A science instrument aboard Hubble conked out Friday. The seven astronauts are bringing its replacement, a top-of-the-line spectrograph that they will install on Friday.
“This is an example, you could say, of just in time,” NASA payload manager Kenneth Ledbetter said after Discovery’s spectacular liftoff early Tuesday.
Once Discovery was on its way, ground controllers pivoted Hubble into a safe position for Thursday’s rendezvous and began shutting down the telescope, one component after another.
Within six hours, Discovery had narrowed the gap from 7,500 miles at the start of the chase to 5,200.

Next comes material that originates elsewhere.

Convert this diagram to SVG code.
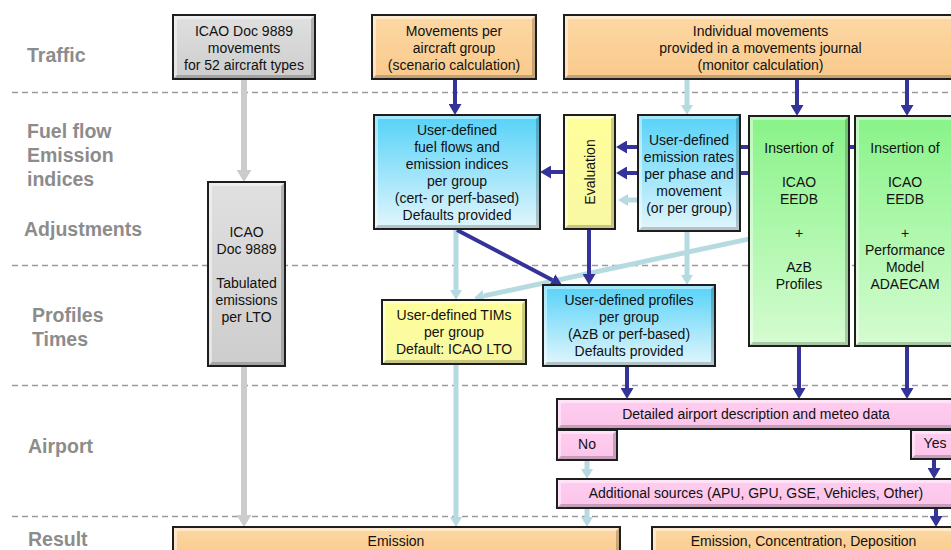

This will be the second Hubble visit by spacewalking astronauts in three years.
The priority during the first of four spacewalks on consecutive days will be to install the new $125-million imaging spectrograph and a $105-million near-infrared camera.
Scientists hope to peer back even farther in time and space with these instruments, which will bring Hubble up to date.
“With a little luck, in a couple weeks the best telescope in the universe will be even better than it is now,” shuttle commander Kenneth Bowersox said.
The $2-billion telescope, considered the world’s premier optical observatory, was launched from the same shuttle in 1990.